The fund, run by Azimut Investments, will provide debt to more than 50 Italian SMEs with a focus on improving environmental and social aspects of their operations.
A fund to support Italian SMEs, managed by a team at Azimut Investments, has reached first close, backed by a €30m cornerstone investment from the European Investment Fund (EIF).
The Azimut Diversified Corporate Credit ESG-8 SCSp Reserved Alternative Investment Fund is due to be launched in the third quarter 2023 and is targeting a maximum size of €500m by its close, scheduled for 2024.
The fund, which will be managed by a dedicated team within Azimut Investments, is classified as an Article 8 fund under the EU’s recently clarified Sustainable Finance Disclosure Regulation (SFDR), which is intended to promote sustainable investment. Funds are given the Article 8 label if they promote “environmental and/or social characteristics”, and are one notch down from Article 9, the SFDR’s most rigorous sustainability classification.
EIF is the venture capital arm of the European Investment Bank. Its commitment is backed by InvestEU, an EU vehicle for funding its policy priorities, including the European Green Deal and the digital transition. The Azimut group is listed on the Milan stock exchange, while Azimut Investments is registered in Luxembourg.
The fund will provide a portfolio of at least 50 Italian SMEs and small mid-cap companies, with medium-to-long-term debt to support investment and growth. Azimut said the fund plans to offer investors “steady returns” and that the expected gross performance is 8% a year.
Giorgio Medda, Azimut’s CEO, said the EIF’s backing provided support for “one of the first diversified credit funds from an independent asset manager focused on Italian SMEs with an ESG profile”.

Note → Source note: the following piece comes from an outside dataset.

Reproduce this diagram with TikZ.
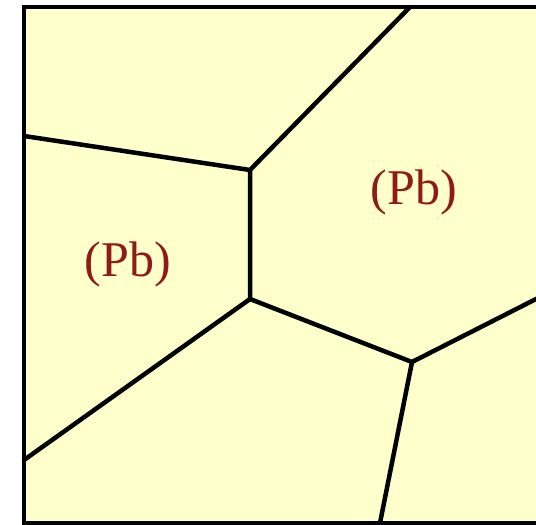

In line with EIF priorities, the fund aims to back environmentally and socially beneficial aspects of businesses, such as energy efficiency improvements, circular economy strategies, gender equality, and local community involvement. At least 30% of underlying investments are intended to target climate action and environmental sustainability, while more than 40% of the fund’s investment committee will be women.
The fund’s performance fee will be linked to two environmental and social targets – a 5% average reduction of carbon and greenhouse gas emissions per year, and a maximum gender pay gap of 5%. The latter is in line with a pay transparency directive recently approved by the European Parliament.
EIF has been providing support across the EU to support SMEs in various sector. In April, Impact Investor reported on an agreement between EIF and Portugal’s Banco BPI, under which EIF will provide guarantees for up to €155m in loans for Portuguese SMEs with a focus on sustainability, the cultural and creative sectors, and innovation and digitalisation, as well as a separate investment by EIF in Portugal’s blue economy.